In his late years Gardner had a daughter named Helena last known as Mrs. Botha who also had a daughter and a son named Alexander after his grandfather. Gardner spent his last years writing letters concerning the Russian threat to India specifically warning how Russia could use Afghanistan as the key to controlling India which the Russians attempted much to their regret in the 1980's. Gardner was described as having "a peculiar and striking appearance clothed from head to foot in tartan". He was said "to be wealthy , and the owner of many villages".
Gardner died peacefully in his bed at age 92 in January 1877 at Jammu, Kashmir and is buried in a nearby English military cemetery. He had suffered at least 14 wounds during his long life.
Naturally, interesting questions arise. Does anyone know the whereabouts of Gardner's birthplace on Lake Superior? Does anyone living know if he or his descendants ever revisited the Duluth Superior area or is there a record of such a visit?

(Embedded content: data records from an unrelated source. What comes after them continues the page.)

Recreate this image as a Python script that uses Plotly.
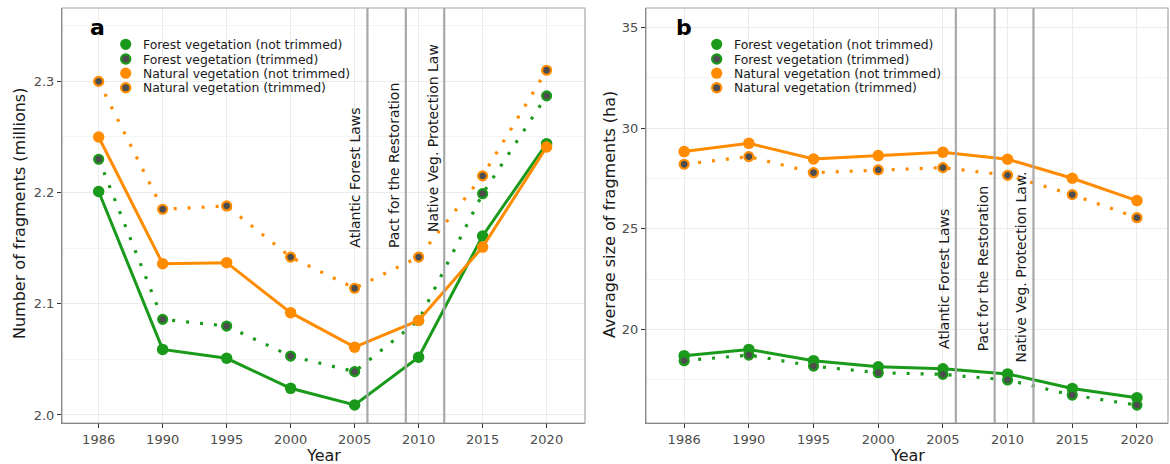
import numpy as np
import plotly.graph_objects as go

# ---------------- data ----------------
years = [1986, 1990, 1995, 2000, 2005, 2010, 2015, 2020]
year_labels = [str(y) for y in years]

series_names = [
    "Forest vegetation (not trimmed)",
    "Forest vegetation (trimmed)",
    "Natural vegetation (not trimmed)",
    "Natural vegetation (trimmed)",
]

# Panel a: number of fragments (millions)
frag_forest_nt = [2.201, 2.059, 2.051, 2.024, 2.009, 2.052, 2.161, 2.244]
frag_forest_t = [2.230, 2.086, 2.080, 2.053, 2.039, 2.085, 2.199, 2.287]
frag_natural_nt = [2.250, 2.136, 2.137, 2.092, 2.061, 2.085, 2.151, 2.241]
frag_natural_t = [2.300, 2.185, 2.188, 2.142, 2.114, 2.142, 2.215, 2.310]

# Panel b: average size of fragments (ha)
size_forest_nt = [18.69, 19.00, 18.44, 18.14, 18.04, 17.78, 17.06, 16.60]
size_forest_t = [18.44, 18.72, 18.17, 17.84, 17.76, 17.48, 16.73, 16.23]
size_natural_nt = [28.84, 29.25, 28.47, 28.64, 28.81, 28.46, 27.51, 26.40]
size_natural_t = [28.21, 28.59, 27.79, 27.93, 28.04, 27.66, 26.70, 25.55]

law_years = [2006, 2009, 2012]
law_labels_a = ["Atlantic Forest Laws", "Pact for the Restoration", "Native Veg. Protection Law"]
law_labels_b = ["Atlantic Forest Laws", "Pact for the Restoration", "Native Veg. Protection Law."]
law_label_y_a = [2.2138, 2.2246, 2.2494]
law_label_y_b = [22.50, 23.02, 23.10]

y_ticks_a = [2.0, 2.1, 2.2, 2.3]
y_ticks_b = [20, 25, 30, 35]

# ---------------- style ----------------
W, H = 1170, 464
GREEN = "#1A9A1A"
ORANGE = "#FF8C00"
DARK = "#4D4D4D"
colors = [GREEN, GREEN, ORANGE, ORANGE]
trimmed = [False, True, False, True]
FONT = "DejaVu Sans"

idx = list(range(len(years)))  # equally spaced positions, as in the original
law_pos = [float(v) for v in np.interp(law_years, years, idx)]


def px_x(p):
    return p / W


def px_y(p):
    return 1 - p / H


dom_a = [px_x(62), px_x(585)]
dom_b = [px_x(646), px_x(1168)]
dom_y = [px_y(423), px_y(8)]

fig = go.Figure()

panels = [
    ("x", "y", [frag_forest_nt, frag_forest_t, frag_natural_nt, frag_natural_t]),
    ("x2", "y2", [size_forest_nt, size_forest_t, size_natural_nt, size_natural_t]),
]

for xa, ya, data in panels:
    for name, vals, col, trim in zip(series_names, data, colors, trimmed):
        if trim:
            line = dict(color=col, width=3.2, dash="3px,11px")
            marker = dict(size=9, color=DARK, line=dict(color=col, width=2.2))
        else:
            line = dict(color=col, width=3)
            marker = dict(size=11.5, color=col, line=dict(width=0))
        fig.add_trace(go.Scatter(
            x=idx, y=vals, mode="lines+markers", name=name,
            line=line, marker=marker, xaxis=xa, yaxis=ya, showlegend=False,
        ))

axis_common = dict(
    showgrid=True, gridcolor="#EBEBEB", gridwidth=1.1,
    showline=True, linecolor="#666666", linewidth=1,
    ticks="outside", ticklen=4, tickcolor="#333333", tickwidth=1,
    tickfont=dict(family=FONT, size=13, color="#4D4D4D"),
    zeroline=False,
)

fig.update_layout(
    width=W, height=H,
    margin=dict(l=0, r=0, t=0, b=0),
    paper_bgcolor="white", plot_bgcolor="white",
    showlegend=False,
    xaxis=dict(domain=dom_a, anchor="y", range=[-0.573, 7.6],
               tickmode="array", tickvals=idx, ticktext=year_labels, **axis_common),
    yaxis=dict(domain=dom_y, anchor="x", range=[1.9928, 2.366],
               tickmode="array", tickvals=y_ticks_a, tickformat=".1f",
               minor=dict(showgrid=True, gridcolor="#F4F4F4", gridwidth=0.6,
                          tickmode="array", tickvals=[1.95, 2.05, 2.15, 2.25, 2.35], ticks=""),
               **axis_common),
    xaxis2=dict(domain=dom_b, anchor="y2", range=[-0.59, 7.48],
                tickmode="array", tickvals=idx, ticktext=year_labels, **axis_common),
    yaxis2=dict(domain=dom_y, anchor="x2", range=[15.34, 35.98],
                tickmode="array", tickvals=y_ticks_b,
                minor=dict(showgrid=True, gridcolor="#F4F4F4", gridwidth=0.6,
                           tickmode="array", tickvals=[17.5, 22.5, 27.5, 32.5], ticks=""),
                **axis_common),
)

shapes = []
annotations = []

# panel borders
for dom in (dom_a, dom_b):
    shapes.append(dict(type="rect", xref="paper", yref="paper",
                       x0=dom[0], x1=dom[1], y0=dom_y[0], y1=dom_y[1],
                       line=dict(color="#A6A6A6", width=1.2), layer="above"))

# law vertical lines + labels
for xa, ya, labels, ys in (("x", "y", law_labels_a, law_label_y_a),
                           ("x2", "y2", law_labels_b, law_label_y_b)):
    for pos, lab, yy in zip(law_pos, labels, ys):
        shapes.append(dict(type="line", xref=xa, yref="paper",
                           x0=pos, x1=pos, y0=dom_y[0], y1=dom_y[1],
                           line=dict(color="#A8A8A8", width=2.2), layer="above"))
        annotations.append(dict(x=pos, y=yy, xref=xa, yref=ya, text=lab,
                                textangle=-90, showarrow=False, xanchor="center",
                                yanchor="middle", xshift=-12,
                                font=dict(family=FONT, size=14, color="#1A1A1A")))

# panel letters
for lab, xp in (("a", 98), ("b", 684)):
    annotations.append(dict(x=px_x(xp), y=px_y(28), xref="paper", yref="paper",
                            text=f"<b>{lab}</b>", showarrow=False,
                            xanchor="center", yanchor="middle",
                            font=dict(family=FONT, size=22, color="black")))

# manual legends (compact ggplot-style key)
row_y = [44.3, 59.0, 73.2, 87.7]
for mx in (125.7, 716.7):
    for name, col, trim, ry in zip(series_names, colors, trimmed, row_y):
        cx, cy = px_x(mx), px_y(ry)
        r = 4.6 if trim else 5.6
        rx, ry_ = r / W, r / H
        shapes.append(dict(type="circle", xref="paper", yref="paper",
                           x0=cx - rx, x1=cx + rx, y0=cy - ry_, y1=cy + ry_,
                           fillcolor=DARK if trim else col,
                           line=dict(color=col, width=2.2 if trim else 0),
                           layer="above"))
        annotations.append(dict(x=px_x(mx + 15.5), y=cy, xref="paper", yref="paper",
                                text=name, showarrow=False, xanchor="left",
                                yanchor="middle",
                                font=dict(family=FONT, size=12.4, color="#1A1A1A")))

# axis titles
title_font = dict(family=FONT, size=16, color="#1A1A1A")
annotations += [
    dict(x=px_x(19), y=px_y(214), xref="paper", yref="paper",
         text="Number of fragments (millions)", textangle=-90, showarrow=False,
         xanchor="center", yanchor="middle", font=title_font),
    dict(x=px_x(609), y=px_y(215), xref="paper", yref="paper",
         text="Average size of fragments (ha)", textangle=-90, showarrow=False,
         xanchor="center", yanchor="middle", font=title_font),
    dict(x=px_x(323.5), y=px_y(455), xref="paper", yref="paper",
         text="Year", showarrow=False, xanchor="center", yanchor="middle",
         font=title_font),
    dict(x=px_x(907), y=px_y(455), xref="paper", yref="paper",
         text="Year", showarrow=False, xanchor="center", yanchor="middle",
         font=title_font),
]

fig.update_layout(shapes=shapes, annotations=annotations)
fig.write_html("out.html")
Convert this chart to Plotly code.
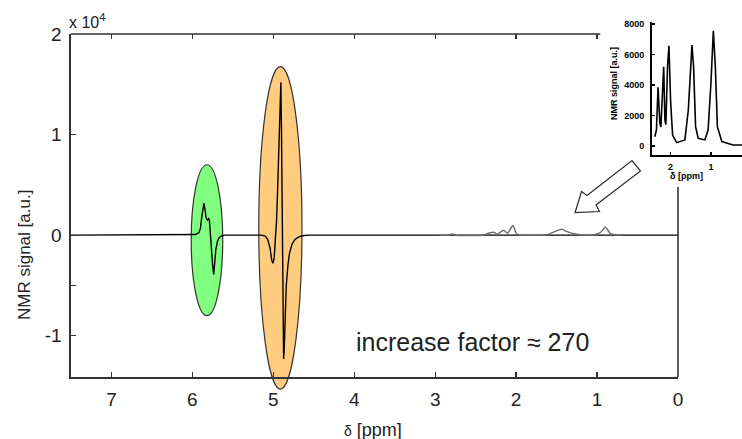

What a strange homecoming it would be for a descendant of Colonel Gardner (perhaps a present day Afghan frontiersman) to visit his ancestors birthplace on what was once the Wisconsin/ Minnesota frontier. In 200 years the western Lake Superior area would have become unrecognizable to Gardner , but he would still be right at home in Afghanistan on horseback with a team of CIA men searching the caves he knew so well.

There are two copies in North America that I know of…One at the University of Chicago and the one I have from UW Madison soon to be returned to the rare book collection as time is not treating it well and it was in the stacks.